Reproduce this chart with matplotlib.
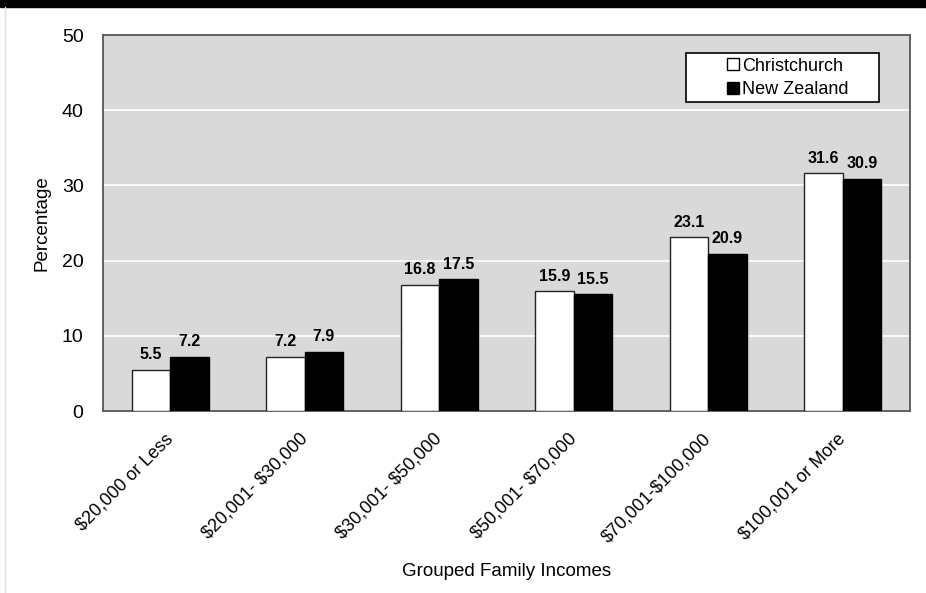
import numpy as np
import matplotlib.pyplot as plt
import matplotlib.transforms as mtransforms
from matplotlib.patches import Rectangle
from matplotlib.lines import Line2D

plt.rcParams['font.family'] = ['Liberation Sans', 'DejaVu Sans']
plt.rcParams['text.parse_math'] = False

categories = ['$20,000 or Less', '$20,001- $30,000', '$30,001- $50,000',
              '$50,001- $70,000', '$70,001-$100,000', '$100,001 or More']
christchurch = [5.5, 7.2, 16.8, 15.9, 23.1, 31.6]
new_zealand = [7.2, 7.9, 17.5, 15.5, 20.9, 30.9]

fig = plt.figure(figsize=(9.26, 5.93), dpi=100)
ax = fig.add_axes([103 / 926, 1 - 411 / 593, 807 / 926, 376 / 593])
ax.set_facecolor('#d9d9d9')

x = np.arange(len(categories))
w = 0.285
ax.bar(x - w / 2, christchurch, w, color='white', edgecolor='#222222',
       linewidth=1, label='Christchurch', zorder=3)
ax.bar(x + w / 2, new_zealand, w, color='black', edgecolor='black',
       linewidth=1, label='New Zealand', zorder=3)

for xi, v in zip(x - w / 2, christchurch):
    ax.text(xi, v + 1.0, f'{v:.1f}', ha='center', va='bottom',
            fontsize=11.5, fontweight='bold')
for xi, v in zip(x + w / 2, new_zealand):
    ax.text(xi, v + 1.0, f'{v:.1f}', ha='center', va='bottom',
            fontsize=11.5, fontweight='bold')

ax.set_xlim(-0.5, len(categories) - 0.5)
ax.set_ylim(0, 50)
ax.set_yticks(range(0, 51, 10))
ax.yaxis.grid(True, color='white', linewidth=1.2, zorder=0)
ax.set_axisbelow(True)
ax.tick_params(axis='y', length=0, pad=14, labelsize=14)
ax.tick_params(axis='x', length=0, pad=14)
ax.set_xticks(x)
ax.set_xticklabels(categories, rotation=45, ha='right', rotation_mode='anchor',
                   fontsize=13)
shift = mtransforms.ScaledTranslation(-6 / 100, 0, fig.dpi_scale_trans)
for lbl in ax.get_xticklabels():
    lbl.set_transform(lbl.get_transform() + shift)
for s in ax.spines.values():
    s.set_color('#555555')
    s.set_linewidth(1.3)

ax.set_ylabel('Percentage', fontsize=13.5, labelpad=8)
ax.set_xlabel('Grouped Family Incomes', fontsize=13.5, labelpad=12)

# legend box drawn separately so it can be wider than its entries
ax.add_patch(Rectangle((0.7224, 0.822), 0.2392, 0.130, transform=ax.transAxes,
                       facecolor='white', edgecolor='black', linewidth=1.2,
                       zorder=5))
handles = [Line2D([], [], marker='s', linestyle='none', markersize=8,
                  markerfacecolor='white', markeredgecolor='black'),
           Line2D([], [], marker='s', linestyle='none', markersize=8,
                  markerfacecolor='black', markeredgecolor='black')]
leg = ax.legend(handles, ['Christchurch', 'New Zealand'], loc='center',
                bbox_to_anchor=(0.849, 0.886), fontsize=13, frameon=False,
                handlelength=0.6, handletextpad=0.2, labelspacing=0.35,
                borderpad=0, borderaxespad=0)
leg.set_zorder(6)

# dark band along the top edge and a faint rule on the left
fig.patches.append(Rectangle((0, 1 - 7 / 593), 1, 7 / 593, transform=fig.transFigure,
                             color='black', zorder=0))
fig.add_artist(Line2D([5 / 926, 5 / 926], [0, 1 - 7 / 593], transform=fig.transFigure,
                      color='#dddddd', linewidth=1))

fig.savefig('out.png', dpi=100)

Exercise directions: Return the material line for line, from its beginning to the line that contains "plt.rcParams['text.parse_math'] = False", with the pictures left out.

Final result:
Reproduce this chart with matplotlib.
import numpy as np
import matplotlib.pyplot as plt
import matplotlib.transforms as mtransforms
from matplotlib.patches import Rectangle
from matplotlib.lines import Line2D

plt.rcParams['font.family'] = ['Liberation Sans', 'DejaVu Sans']
plt.rcParams['text.parse_math'] = False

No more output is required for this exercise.